On the way to San Blas a storm forced the Fair American under Juan Kendrick to seek shelter at Monterey, California. Thomas Metcalfe and his crew spent about ten days in prison in Monterey. Then they continued south, arriving at San Blas on 6 December 1789, where Metcalfe and his men were again imprisoned. The Spanish viceroy, Juan Vicente de Güemes, 2nd Count of Revillagigedo, was worried about the possibility of international crisis sparked by the seizure of three British and one U.S. merchant ships. Deciding to focus solely on Britain, he ordered the immediate release of Thomas Metcalfe, his men and ship. Later the viceroy decided it would be better to escort the Fair American back to Nootka Sound before releasing her. But by the time the news reached San Blas, Thomas Metcalfe was already sailing the Fair American to Hawaii.

==Release and Olowalu Massacre in Hawaii==
The Metcalfes had planned to spend the winter in the Hawaiian Islands, which were independent and only just beginning to be visited by outsiders. After Simon Metcalfe evaded capture at Nootka Sound he traded for sea otter furs in Haida Gwaii before making for Hawaii. After being released from San Blas, Thomas Metcalfe sailed the Fair American to Hawaii, hoping to join his father.

The Eleanora under Simon Metcalfe arrived in the islands first, in the winter of 1789–90. In Kohala on the island of Hawaiʻi, Simon Metcalfe was greeted by local chief Kameʻeiamoku and trading ensued. There was some altercation between Simon and Kameʻeiamoku. The details are lost except that Simon had the chief flogged. He then sailed to the neighboring island of Maui to trade along the coast. Due to Simon's treatment of him, Kameʻeiamoku vowed revenge on whatever ship next came his way.

On the coast of Maui a boat and sailor from the Eleanora went missing. It was discovered that the boat had been stolen. Simon Metcalfe's reaction became known as the Olowalu Massacre. He sailed to the village of the suspected thieves, Olowalu. Feigning peaceful intent, he invited the villagers to the Eleanora for trade while he had his cannon loaded with ball and shot. When many canoes had gathered at the ship Simon ordered a broadside fired at point-blank range, which blasted the canoes to pieces. About 100 Native Hawaiian men, women, and children were killed and a great many more wounded.

==Death and capture of the Fair American==
Meanwhile, Thomas Metcalfe and the Fair American arrived at Kawaihae Bay, Island of Hawaiʻi, where shortly before his father Simon had flogged Chief Kameʻeiamoku and the chief had vowed revenge upon the next ship.
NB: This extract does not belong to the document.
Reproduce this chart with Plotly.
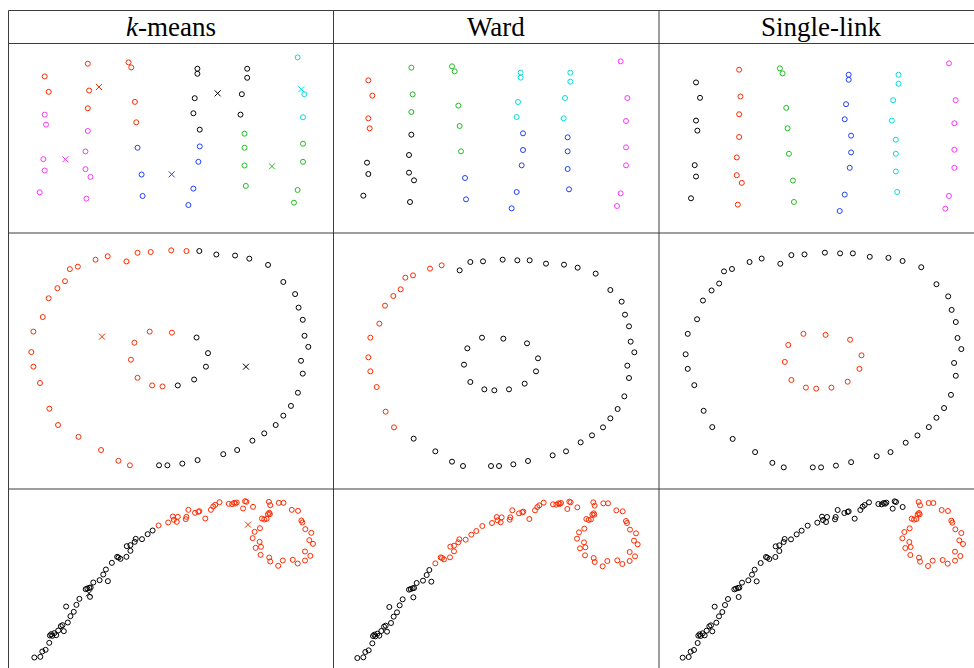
import plotly.graph_objects as go

# ---------------- data ----------------
method_titles = ["<i>k</i>-means", "Ward", "Single-link"]

# Row 1: six vertical groups of points (x, y measured downward)
row1_x = [103, 115, 103, 107, 99, 103, 88,
          232, 236, 232, 232, 225, 225, 240, 228,
          354, 362, 373, 377, 381, 393, 396,
          560, 560, 552, 548, 567, 567, 563, 548, 533,
          709, 709, 693, 689, 701, 701, 701, 705,
          860, 880, 876, 876, 876, 860, 849]
row1_y = [109, 155, 223, 253, 356, 390, 455,
          71, 151, 204, 272, 333, 386, 409, 474,
          67, 82, 185, 246, 322, 402, 466,
          86, 101, 174, 219, 268, 318, 364, 444, 493,
          86, 113, 162, 223, 280, 322, 375, 436,
          52, 162, 231, 310, 364, 448, 486]
row1_kmeans = list("rrmmmmm" "rrrmmmmm" "rrrrbbb" "kkkkkbbbb" "kkkkgggg" "cccgggg")
row1_ward = list("rrrrkkk" "gggkkkkk" "gggggbb" "ccccbbbbb" "ccccbbbb" "mmmmmmm")
row1_single = list("kkkkkkk" "rrrrrrrr" "ggggggg" "bbbbbbbbb" "cccccccc" "mmmmmmm")
row1_centers_x = [265.5, 164.8, 483.0, 620.6, 783.2, 871.0]
row1_centers_y = [140.6, 356.6, 401.4, 159.5, 377.5, 147.5]
row1_centers_lab = list("rmbkgc")

# Row 2: two concentric rings (outer 48 points, inner 12 points)
row2_x = [103, 109, 136, 153, 178, 200, 214, 237, 288, 323,
          377, 409, 447, 506, 550, 587,
          636, 690, 731, 785, 829, 863, 873, 885, 890, 901,
          880, 885, 871, 851, 829, 807, 774, 740, 696, 656,
          582, 538, 495, 471, 387, 354, 304, 239, 180, 155, 128, 109,
          444, 508, 579, 612, 606, 572, 525, 481, 451, 409, 390, 400]
row2_y = [373, 314, 272, 218, 189, 169, 134, 127, 107, 97,
          112, 87, 85, 80, 82, 82,
          92, 95, 104, 122, 171, 206, 245, 280, 326, 358,
          398, 435, 490, 528, 556, 583, 607, 628, 655, 667,
          684, 694, 699, 699, 699, 686, 655, 617, 583, 536, 462, 415,
          314, 317, 331, 376, 415, 452, 469, 472, 469, 447, 395, 346]
row2_kmeans_runs = [("r", 15), ("k", 25), ("r", 8), ("r", 2), ("k", 5), ("r", 5)]
row2_ward_runs = [("r", 10), ("k", 34), ("r", 4), ("k", 12)]
row2_single_runs = [("k", 48), ("r", 12)]
row2_centers_x = [306.6, 721.4]
row2_centers_y = [328.6, 415.0]
row2_centers_lab = list("rk")

# Row 3: rising curve ending in a loop
row3_x = [70, 88, 94, 104, 115, 117, 121, 124, 130, 136, 142, 150, 155, 159, 166,
          171, 179, 189, 197, 206, 225, 230, 236, 240, 238, 248, 267, 278, 286, 292,
          304, 320, 324, 330, 348, 349, 360, 360, 373, 376, 395, 412, 427,
          445, 474, 488, 491, 500, 503, 527, 529, 535, 555, 565, 568, 586, 603, 610,
          616, 629, 657, 667, 673, 677, 681, 700, 706, 710, 730,
          778, 782, 808, 822, 847, 866, 876, 879, 888, 906, 900, 911, 887, 903, 887,
          865, 850, 820, 806, 782, 779, 753, 754, 750, 738, 729, 735, 751, 757, 764,
          771, 775, 779, 781]
row3_y = [507, 505, 489, 484, 463, 441, 437, 442, 434, 440, 426, 413, 410, 428, 354,
          402, 383, 370, 349, 331, 302, 300, 298, 297, 325, 282, 275, 258, 243, 278,
          223, 205, 207, 211, 205, 173, 170, 187, 160, 151, 152, 137, 126,
          111, 102, 84, 94, 100, 85, 92, 85, 64, 73, 70, 68, 90, 64, 54,
          49, 41, 46, 47, 43, 45, 42, 60, 38, 40, 55,
          40, 50, 43, 43, 64, 67, 96, 102, 122, 133, 155, 166, 189, 202, 216,
          225, 214, 216, 232, 219, 207, 199, 175, 160, 178, 149, 130, 119, 90, 93,
          91, 77, 73, 77]
row3_kmeans_runs = [("k", 43), ("r", 60)]
row3_ward_runs = [("k", 30), ("r", 73)]
row3_single_runs = [("k", 69), ("r", 34)]
row3_centers_x = [235.0, 714.9]
row3_centers_y = [314.5, 108.5]
row3_centers_lab = list("kr")

COLORS = {"r": "#ff2a00", "g": "#22bb22", "b": "#1f3fff",
          "c": "#00dddd", "m": "#ff33ff", "k": "#000000"}


def expand(runs):
    out = []
    for lab, n in runs:
        out += [lab] * n
    return out


rows = [
    dict(x=row1_x, y=row1_y,
         labels=[row1_kmeans, row1_ward, row1_single],
         centers=(row1_centers_x, row1_centers_y, row1_centers_lab)),
    dict(x=row2_x, y=row2_y,
         labels=[expand(row2_kmeans_runs), expand(row2_ward_runs), expand(row2_single_runs)],
         centers=(row2_centers_x, row2_centers_y, row2_centers_lab)),
    dict(x=row3_x, y=row3_y,
         labels=[expand(row3_kmeans_runs), expand(row3_ward_runs), expand(row3_single_runs)],
         centers=(row3_centers_x, row3_centers_y, row3_centers_lab)),
]

# ---------------- layout geometry (pixels) ----------------
W, H = 974, 668
col_px = [(8, 334), (334, 660), (659, 974)]
row_px = [(44, 234), (233, 489), (489, 668)]
# per-panel axis ranges [row][col] -> (xrange, yrange reversed)
ranges = [
    [([-6.8, 968.8], [579.6, 12.1]), ([0, 978], [570, 0]), ([-7.8, 934.9], [561.7, -5.8])],
    [([35.8, 975.0], [767.2, 30.1]), ([0, 978], [768, 0]), ([25.8, 937.7], [761.4, 23.3])],
    [([-9.5, 974.5], [538.5, 1.5]), ([0, 978], [537, 0]), ([-1, 944], [538, 1])],
]

fig = go.Figure()
layout = {}
idx = 0
for r, row in enumerate(rows):
    for c in range(3):
        idx += 1
        xa = "x" if idx == 1 else f"x{idx}"
        ya = "y" if idx == 1 else f"y{idx}"
        cols = [COLORS[l] for l in row["labels"][c]]
        fig.add_trace(go.Scatter(
            x=row["x"], y=row["y"], mode="markers", xaxis=xa, yaxis=ya,
            marker=dict(symbol="circle-open", size=5, color=cols,
                        line=dict(width=1, color=cols)),
            showlegend=False, hoverinfo="skip"))
        if c == 0:
            cx, cy, cl = row["centers"]
            ccol = [COLORS[l] for l in cl]
            fig.add_trace(go.Scatter(
                x=cx, y=cy, mode="markers", xaxis=xa, yaxis=ya,
                marker=dict(symbol="x-thin-open", size=6, color=ccol,
                            line=dict(width=1, color=ccol)),
                showlegend=False, hoverinfo="skip"))
        x0, x1 = col_px[c]
        y0, y1 = row_px[r]
        xr, yr = ranges[r][c]
        kx = "xaxis" if idx == 1 else f"xaxis{idx}"
        ky = "yaxis" if idx == 1 else f"yaxis{idx}"
        layout[kx] = dict(domain=[x0 / W, x1 / W], range=xr, visible=False,
                          anchor=ya, fixedrange=True)
        layout[ky] = dict(domain=[1 - y1 / H, 1 - y0 / H], range=yr, visible=False,
                          anchor=xa, fixedrange=True)

# table lines
line_col = "#3c3c3c"
shapes = []
for yy in [10.5, 43.5, 233, 489]:
    shapes.append(dict(type="line", xref="paper", yref="paper",
                       x0=8.5 / W, x1=1.02, y0=1 - yy / H, y1=1 - yy / H,
                       line=dict(color=line_col, width=1)))
for xx in [8.5, 333.5, 659]:
    shapes.append(dict(type="line", xref="paper", yref="paper",
                       x0=xx / W, x1=xx / W, y0=1 - 10.5 / H, y1=-0.02,
                       line=dict(color=line_col, width=1)))

annotations = []
for c, t in enumerate(method_titles):
    cx = [171, 496, 821][c]
    annotations.append(dict(text=t, xref="paper", yref="paper", x=cx / W, y=1 - 27 / H,
                            xanchor="center", yanchor="middle", showarrow=False,
                            font=dict(family="Liberation Serif", size=27, color="black")))

fig.update_layout(width=W, height=H, margin=dict(l=0, r=0, t=0, b=0),
                  paper_bgcolor="white", plot_bgcolor="white",
                  shapes=shapes, annotations=annotations, **layout)

fig.write_html("out.html", config={"displayModeBar": False},
               post_script="document.body.style.margin='0';document.body.style.overflow='hidden';")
That next ship was the Fair American, captained by Thomas Metcalfe, the son of the very person who had so offended the chief, although nobody was aware of that fact at the time. The schooner was manned by only four sailors plus its relatively inexperienced captain. On 16 March 1790, Kameʻeiamoku's men easily captured the schooner. Thomas Metcalfe and his crew were killed. The only survivor was Isaac Davis, who was badly injured but for some reason spared. Kameʻeiamoku appropriated the ship, its guns, ammunition, and other valuable goods, as well as Isaac Davis himself. At the time no one was aware of the family relation between the captain of the Fair American and Simon Metcalfe, whose Eleanora was anchored at Kealakekua Bay, about 30 mi away. The Fair American and Davis were eventually given to King Kamehameha I.

==Aftermath==
After the Olowalu Massacre, Simon Metcalfe sailed back to the island of Hawai'i, arriving a day after the capture of the Fair American and the death of Thomas Metcalfe. At Kealakekua Bay Simon Metcalfe began what seemed to be friendly trade for provisions. When Kamehameha learned about the capture of the Fair American he prohibited further contact between the natives and the Eleanora. Simon Metcalfe sent his boatswain John Young ashore to investigate. Young was captured, and Metcalfe was puzzled by the sudden silence. He waited two days for Young to return, firing guns in hope that the sound would guide Young back. Finally, sensing danger or becoming frustrated, Metcalfe left and set sail for China, not knowing that his son had been killed not far away. He never learned about the attack on the Fair American or the fate of his son.

These events mark a turning point in Hawaiian history. John Young and Isaac Davis were instrumental in Kamehameha's military ventures and his eventual conquest and unification of the Hawaiian Islands. Young and Davis became respected translators and military advisors for Kamehameha. Their skill in gunnery, as well as the cannon from the Fair American, helped Kamehameha win many battles, including the Battle of Kepaniwai, later in 1790, where the forces of Maui were defeated. Young and Davis married members of the royal family, raised families and received valuable lands.

Simon Metcalfe continued to trade around the Pacific Ocean and Indian Ocean for another four years. In 1792 he purchased a small French brig at Port Louis, Isle de France (Mauritius) to serve as a tender to Eleanora. He named this brig Ino and appointed his younger son Robert to command her. When the Eleanora sank in the Indian Ocean in the winter of 1792–93, Metcalfe took command of the Ino.

In August 1794 Simon Metcalfe visited Houston Stewart Channel, at the southern end of Haida Gwaii, and anchored in Coyah's Sound near the village of Ninstints. Friendly trading with the local Haida natives of Chief Koyah began. Metcalfe let a great number come aboard the Ino. The Haida took advantage of their superiority in numbers and attacked. Simon Metcalfe and his entire crew, except one, were killed.